The government has teeth to enforce this. Fines for violations range from 20,000 to 60,000 pesos depending on the business size. Repeat offenders face temporary suspension or permanent revocation of their operating license. In some cases, authorities can simply shut the business down. Yet the violations keep happening. Earlier that month, authorities had seized 380,000 pesos from someone running an illegal cash-exchange operation on the street, charging 20% to convert digital money into physical bills—with some street dealers demanding 30% to 50% premiums.
The deeper problem is structural. Cuba launched its bancarization push in August 2023, trying to move the economy away from cash and toward traceable digital transactions. By April 2024, the government quietly admitted the effort had partially failed. That year alone, authorities closed 476 businesses for refusing to offer electronic payment options. Yet the resistance persists, often because businesses want to hide income from tax authorities. Some use QR codes linked to personal accounts instead of official business accounts—a practice the law explicitly calls tax evasion because it keeps transactions invisible to the National Tax Administration Office.
Reyes Vega's complaint points to a citizen caught between competing pressures: a government mandate to use digital payments, and businesses that punish you for doing exactly that. She ended her post with a plea: "Enough disrespect toward the people, making our lives harder." For anyone facing similar situations, Cuba's government has set up reporting channels—a unified commerce hotline, the central bank's complaint line, an email address for consumer issues, and a citizen services department.

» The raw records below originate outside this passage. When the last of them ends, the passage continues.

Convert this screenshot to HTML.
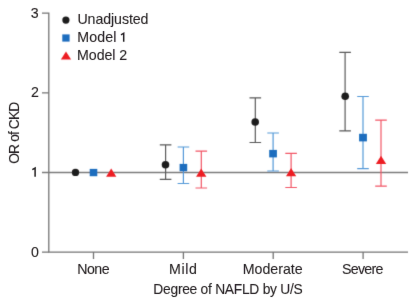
<!DOCTYPE html>
<html><head><meta charset="utf-8"><style>
html,body{margin:0;padding:0;background:#fff;width:416px;height:306px;overflow:hidden}
svg{display:block;will-change:transform}
text{font-family:"Liberation Sans",sans-serif;fill:#231f20;stroke:#231f20;stroke-width:0.1px}
</style></head><body>
<svg width="416" height="306" viewBox="0 0 416 306">
<defs><filter id="bl" x="-5%" y="-5%" width="110%" height="110%"><feConvolveMatrix order="3" kernelMatrix="0.0113 0.0838 0.0113 0.0838 0.6193 0.0838 0.0113 0.0838 0.0113" divisor="1" edgeMode="none" preserveAlpha="false"/></filter><filter id="bt" x="-5%" y="-5%" width="110%" height="110%"><feConvolveMatrix order="3" kernelMatrix="0.0016 0.0371 0.0016 0.0371 0.8450 0.0371 0.0016 0.0371 0.0016" divisor="1" edgeMode="none" preserveAlpha="false"/></filter></defs>
<rect width="416" height="306" fill="#fff"/>
<g filter="url(#bl)">
<g stroke="#747474" stroke-width="1.3" fill="none">
<path d="M42 13.1H48.8V252.1H408"/>
<path d="M42 92.8H48.8M42 252.1H48.8"/>
<path d="M93.5 252.1V259M183.4 252.1V259M273.2 252.1V259M363.1 252.1V259"/>
</g>
<path d="M42 172.5H408" stroke="#7a7a7a" stroke-width="1.5" fill="none"/>
<circle cx="65.9" cy="20.1" r="3.6" fill="#1f1d1e"/>
<rect x="62.3" y="34.4" width="7.3" height="7.2" fill="#1b6dbe"/>
<path d="M66 51.6L71.1 59.6H60.9Z" fill="#ed1c24"/>
<g stroke="#5a5a5a" stroke-width="1.2" fill="none">
<path d="M165.6 144.9V179.4M159.8 144.9H171.4M159.8 179.4H171.4"/>
<path d="M255.3 97.8V142.5M249.5 97.8H261.1M249.5 142.5H261.1"/>
<path d="M345.1 52.4V130.8M339.3 52.4H350.9M339.3 130.8H350.9"/>
</g>
<g stroke="#5499d8" stroke-width="1.2" fill="none">
<path d="M183.4 147V183.5M177.6 147H189.2M177.6 183.5H189.2"/>
<path d="M273.1 133V171M267.3 133H278.9M267.3 171H278.9"/>
<path d="M363 96.5V168.7M357.2 96.5H368.8M357.2 168.7H368.8"/>
</g>
<g stroke="#f25666" stroke-width="1.2" fill="none">
<path d="M201.3 151.2V188M195.5 151.2H207.1M195.5 188H207.1"/>
<path d="M291.1 153.4V187.5M285.3 153.4H296.9M285.3 187.5H296.9"/>
<path d="M381 120.1V186.2M375.2 120.1H386.8M375.2 186.2H386.8"/>
</g>
<g fill="#1f1d1e">
<circle cx="75.5" cy="172.4" r="3.7"/>
<circle cx="165.5" cy="164.7" r="3.8"/>
<circle cx="255.2" cy="122" r="3.8"/>
<circle cx="345.2" cy="96.2" r="3.8"/>
</g>
<g fill="#1b6dbe">
<rect x="89.7" y="168.9" width="7.6" height="7.3"/>
<rect x="179.6" y="163.9" width="7.6" height="7.4"/>
<rect x="269.2" y="149.9" width="7.7" height="7.5"/>
<rect x="359.1" y="133.8" width="7.8" height="7.6"/>
</g>
<g fill="#ed1c24">
<path d="M111.2 168.4L116.3 176.7H106.1Z"/>
<path d="M201.2 168.4L206.4 176.8H196Z"/>
<path d="M291.1 167.9L296.2 176.3H286Z"/>
<path d="M381 155.7L386.2 164H375.9Z"/>
</g>
</g>
<g filter="url(#bt)">
<path d="M35.1 176.8V168L32.3 169.6" stroke="#231f20" stroke-width="1.5" fill="none"/>
<path d="M123.7 41.8V33.2L121 34.8" stroke="#231f20" stroke-width="1.5" fill="none"/>
<text x="38.70" y="18.00" font-size="14.2" text-anchor="end">3</text>
<text x="38.85" y="97.00" font-size="14.2" text-anchor="end">2</text>
<text x="38.80" y="257.00" font-size="14.2" text-anchor="end">0</text>
<text x="93.18" y="274.00" font-size="14.2" text-anchor="middle" letter-spacing="-0.507">None</text>
<text x="183.29" y="274.00" font-size="14.2" text-anchor="middle" letter-spacing="0.590">Mild</text>
<text x="272.71" y="274.00" font-size="14.2" text-anchor="middle" letter-spacing="-0.024">Moderate</text>
<text x="362.41" y="274.00" font-size="14.2" text-anchor="middle" letter-spacing="-0.728">Severe</text>
<text x="227.92" y="294.00" font-size="13.8" text-anchor="middle" letter-spacing="-0.263">Degree of NAFLD by U/S</text>
<text x="18.80" y="133.21" font-size="13.8" text-anchor="middle" letter-spacing="-0.880" transform="rotate(-90 18.80 133.21)">OR of CKD</text>
<text x="77.43" y="24.00" font-size="14.2" letter-spacing="-0.077">Unadjusted</text>
<text x="77.17" y="42.00" font-size="14.2" letter-spacing="0.151">Model</text>
<text x="77.12" y="60.00" font-size="14.2" letter-spacing="-0.072">Model 2</text>
</g>
</svg>
</body></html>
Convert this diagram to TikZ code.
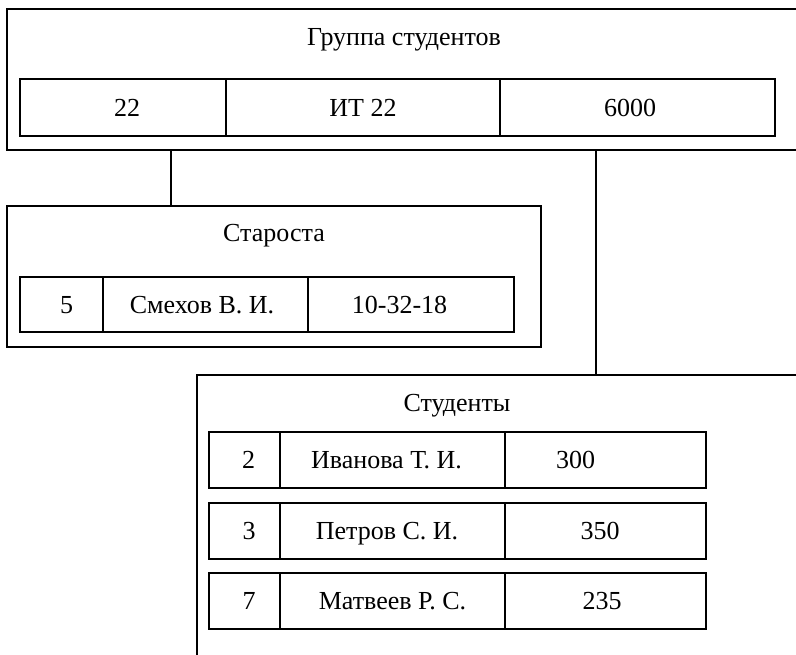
\documentclass[tikz,border=0pt]{standalone}
\usepackage{fontspec}
\setmainfont{Liberation Serif}
\usetikzlibrary{positioning}

\begin{document}
\begin{tikzpicture}[x=1pt,y=-1pt,line width=1.8pt,font=\fontsize{26}{30}\selectfont,
  title/.style={inner sep=0pt,text height=17pt,text depth=0pt},
  frame/.style={draw,rectangle,anchor=north west,inner sep=0pt,outer sep=0pt},
  cell/.style={draw,rectangle,anchor=north west,inner sep=0pt,outer sep=0pt,
    text height=17pt,text depth=0pt}]
\clip (0,0) rectangle (796,654);
% Группа студентов
\node[frame,minimum width=830pt,minimum height=141pt] (grp) at (7,9) {};
\node[title] (grptitle) at (404,37) {Группа студентов};
\node[cell,minimum width=206pt,minimum height=57pt] (grpa) at (20,79) {\kern8pt 22};
\node[cell,minimum width=274pt,minimum height=57pt,right=0pt of grpa] (grpb) {ИТ 22};
\node[cell,minimum width=275pt,minimum height=57pt,right=0pt of grpb] (grpc) {6000\kern15pt};
% Староста
\node[frame,minimum width=534pt,minimum height=141pt] (star) at (7,206) {};
\node[title] (startitle) at (274,233) {Староста};
\node[cell,minimum width=83pt,minimum height=55pt] (stara) at (20,277) {\kern10pt 5};
\node[cell,minimum width=205pt,minimum height=55pt,right=0pt of stara] (starb) {Смехов В. И.\kern7pt};
\node[cell,minimum width=206pt,minimum height=55pt,right=0pt of starb] (starc) {10-32-18\kern23pt};
% Студенты
\node[frame,minimum width=700pt,minimum height=400pt] (stud) at (197,375) {};
\node[title] (studtitle) at (457,403) {Студенты};
\node[cell,minimum width=71pt,minimum height=56pt] (stud1a) at (209,432) {\kern8pt 2};
\node[cell,minimum width=225pt,minimum height=56pt,right=0pt of stud1a] (stud1b) {Иванова Т. И.\kern12pt};
\node[cell,minimum width=201pt,minimum height=56pt,right=0pt of stud1b] (stud1c) {300\kern60pt};
\node[cell,minimum width=71pt,minimum height=56pt] (stud2a) at (209,503) {\kern9pt 3};
\node[cell,minimum width=225pt,minimum height=56pt,right=0pt of stud2a] (stud2b) {Петров С. И.\kern11pt};
\node[cell,minimum width=201pt,minimum height=56pt,right=0pt of stud2b] (stud2c) {350\kern11pt};
\node[cell,minimum width=71pt,minimum height=56pt] (stud3a) at (209,573) {\kern9pt 7};
\node[cell,minimum width=225pt,minimum height=56pt,right=0pt of stud3a] (stud3b) {Матвеев Р. С.};
\node[cell,minimum width=201pt,minimum height=56pt,right=0pt of stud3b] (stud3c) {235\kern7pt};
% links
\draw (grp.south -| 171,0) -- (star.north -| 171,0);
\draw (grp.south -| 596,0) -- (stud.north -| 596,0);
\end{tikzpicture}
\end{document}
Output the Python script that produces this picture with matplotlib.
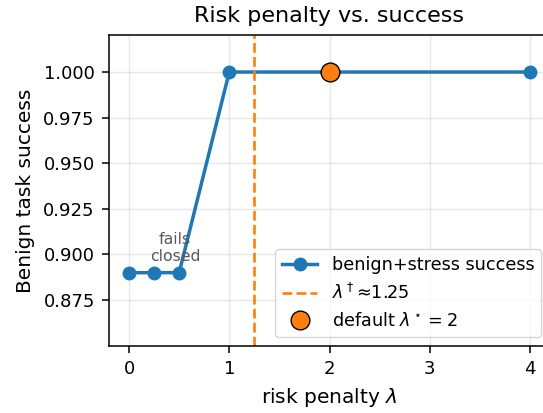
import matplotlib
matplotlib.use("Agg")
import matplotlib.pyplot as plt

lambdas = [0, 0.25, 0.5, 1, 2, 4]
success = [0.89, 0.89, 0.89, 1.0, 1.0, 1.0]
lambda_dagger = 1.25
lambda_star = 2
star_success = 1.0

fig = plt.figure(figsize=(5.43, 4.13), dpi=100)
ax = fig.add_axes([109/543, 67/413, 441/543, 311/413])

ax.plot(lambdas, success, '-o', color='C0', lw=2.5, ms=9, label='benign+stress success')
ax.axvline(lambda_dagger, color='C1', ls='--', lw=1.9, label=r'$\lambda^\dagger$≈1.25')
ax.plot([lambda_star], [star_success], 'o', color='C1', mec='black', mew=1.0, ms=13.5,
        ls='none', label=r'default $\lambda^\star=2$', zorder=5)
ax.text(0.46, 0.9035, 'fails\nclosed', ha='center', va='center', fontsize=11.3, color='0.35')

ax.set_xlim(-0.2, 4.2)
ax.set_ylim(0.8498, 1.0203)
ax.set_xticks([0, 1, 2, 3, 4])
ax.set_yticks([0.875, 0.9, 0.925, 0.95, 0.975, 1.0])
ax.set_yticklabels(['0.875', '0.900', '0.925', '0.950', '0.975', '1.000'])
ax.tick_params(labelsize=13, length=5.2, width=1.1, pad=5)
for s in ax.spines.values():
    s.set_linewidth(1.1)
ax.grid(True, alpha=0.3, lw=1.0)
ax.set_xlabel(r'risk penalty $\lambda$', fontsize=14.5, labelpad=5.5)
ax.set_ylabel('Benign task success', fontsize=14.5, labelpad=6)
ax.set_title('Risk penalty vs. success', fontsize=16, pad=9)
ax.legend(loc='lower right', fontsize=12.7)

fig.savefig('out.png', dpi=100)
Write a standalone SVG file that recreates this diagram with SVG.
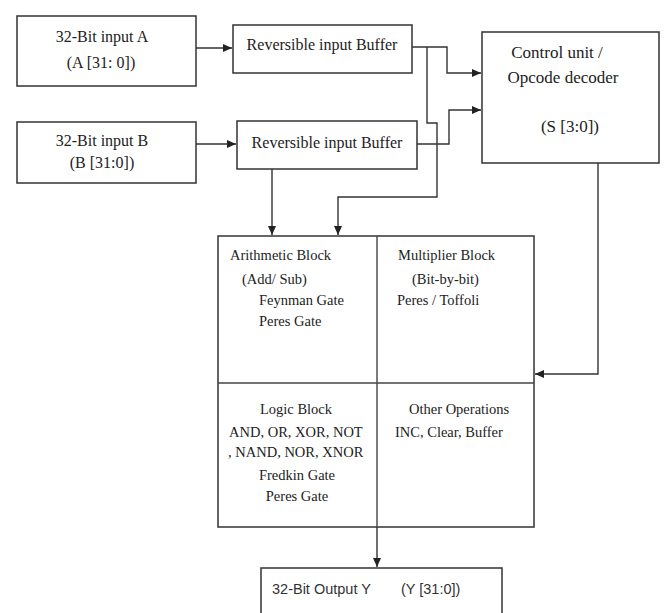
<svg xmlns="http://www.w3.org/2000/svg" width="664" height="613" viewBox="0 0 664 613">
  <defs>
    <marker id="arr" markerWidth="9" markerHeight="8" refX="9" refY="4" orient="auto" markerUnits="userSpaceOnUse">
      <path d="M0,0 L9,4 L0,8 z" fill="#222"/>
    </marker>
    <style>
      .box { fill: #fff; stroke: #333; stroke-width: 1.5; }
      .div { fill: none; stroke: #444; stroke-width: 1.4; }
      .conn { fill: none; stroke: #333; stroke-width: 1.4; marker-end: url(#arr); }
      text { font-family: "Liberation Serif", "Times New Roman", serif; fill: #222; }
      .t16 { font-size: 16px; text-anchor: middle; }
      .t17 { font-size: 17px; text-anchor: middle; }
      .t14 { font-size: 14.5px; }
      .mid { text-anchor: middle; }
      .sans { font-family: "Liberation Sans", Arial, sans-serif; font-size: 14.5px; fill: #333; }
    </style>
  </defs>
  <rect width="664" height="613" fill="#fff"/>

  <g id="connectors">
    <path class="conn" d="M196 48 H232"/>
    <path class="conn" d="M196 144 H236"/>
    <path class="conn" d="M412 47 H447 V73 H481"/>
    <path class="conn" d="M427 47 V123 H437 V197 H338 V235"/>
    <path class="conn" d="M417 144 H449 V110 H481"/>
    <path class="conn" d="M272 169 V235"/>
    <path class="conn" d="M598 163 V374 H535"/>
    <path class="conn" d="M377 527 V567"/>
  </g>

  <g id="inputA">
    <rect class="box" x="17" y="16" width="179" height="70"/>
    <text class="t16" x="102" y="42">32-Bit input A</text>
    <text class="t16" x="101" y="68">(A [31: 0])</text>
  </g>

  <g id="inputB">
    <rect class="box" x="17" y="122" width="179" height="61"/>
    <text class="t16" x="102" y="146">32-Bit input B</text>
    <text class="t16" x="102" y="168">(B [31:0])</text>
  </g>

  <g id="bufferA">
    <rect class="box" x="233" y="25" width="179" height="48"/>
    <text class="t16" x="322" y="50">Reversible input Buffer</text>
  </g>

  <g id="bufferB">
    <rect class="box" x="237" y="121" width="180" height="48"/>
    <text class="t16" x="327" y="148">Reversible input Buffer</text>
  </g>

  <g id="control">
    <rect class="box" x="482" y="32" width="177" height="131"/>
    <text class="t17" x="557" y="58">Control unit /</text>
    <text class="t17" x="563" y="83">Opcode decoder</text>
    <text class="t17" x="570" y="132">(S [3:0])</text>
  </g>

  <g id="alu">
    <rect class="box" x="218" y="236" width="316" height="291"/>
    <line class="div" x1="218" y1="383" x2="534" y2="383"/>
    <line class="div" x1="377" y1="236" x2="377" y2="527"/>
  </g>

  <g id="arithmetic">
    <text class="t14" x="230" y="260">Arithmetic Block</text>
    <text class="t14" x="242" y="284">(Add/ Sub)</text>
    <text class="t14" x="259" y="305">Feynman Gate</text>
    <text class="t14" x="259" y="326">Peres Gate</text>
  </g>

  <g id="multiplier">
    <text class="t14" x="398" y="260">Multiplier Block</text>
    <text class="t14" x="412" y="284">(Bit-by-bit)</text>
    <text class="t14" x="397" y="305">Peres / Toffoli</text>
  </g>

  <g id="logic">
    <text class="t14 mid" x="296" y="414">Logic Block</text>
    <text class="t14" x="229" y="437">AND, OR, XOR, NOT</text>
    <text class="t14" x="228" y="457">, NAND, NOR, XNOR</text>
    <text class="t14 mid" x="297" y="480">Fredkin Gate</text>
    <text class="t14 mid" x="297" y="501">Peres Gate</text>
  </g>

  <g id="other">
    <text class="t14" x="409" y="414">Other Operations</text>
    <text class="t14" x="395" y="437">INC, Clear, Buffer</text>
  </g>

  <g id="output">
    <rect class="box" x="261" y="568" width="241" height="60"/>
    <text class="sans" x="272" y="594">32-Bit Output Y</text>
    <text class="sans" x="401" y="594">(Y [31:0])</text>
  </g>
</svg>
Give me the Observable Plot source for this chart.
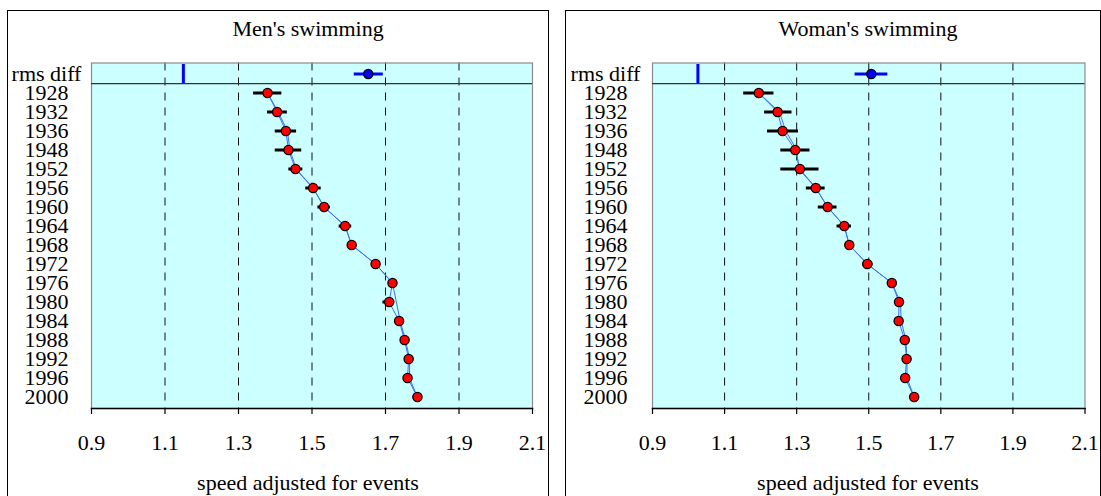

But the fact that these channels exist suggests the problem is widespread enough to warrant them.
Notable Quotes
The instruction came from the owner, who said they charge 10% to accept the transfer.— Restaurant employee, as reported by Jarocha Reyes Vega
Where is the body of state inspectors that doesn't see or doesn't know this is happening?— Jarocha Reyes Vega, in her public complaint
The Hearth Conversation Another angle on the story
Why does a restaurant charge extra for the payment method the government is trying to push people toward?
Because the surcharge is how they hide income. A bank transfer leaves a record. Cash doesn't. The owner gets to keep more of what comes in without the tax office seeing it.
But the law says they can't do that. So why is it still happening?
Because enforcement is thin and the fine, while real, is sometimes cheaper than the risk of exposure. If you're running a busy restaurant, 60,000 pesos might be less than what you'd owe in taxes over a year.
What about the customer? What does this do to someone like Reyes Vega?
It creates a penalty for following the rules. She's trying to use the legal system the way she's supposed to, and she gets charged for it. Meanwhile, people paying in cash face no surcharge. It's a backwards incentive.
Is this just restaurants, or is it everywhere?
Everywhere. Some businesses won't accept transfers at all. Others charge 20% or more. The government's own data shows fewer than 10% of private businesses in some provinces even accept transfers. The bancarization push is failing because businesses have found ways to make it painful.
What happens if the government actually enforces this?
Theoretically, they shut you down. But that requires inspectors to show up, catch you, document it, and follow through. That's a lot of moving parts in a system that's already stretched thin.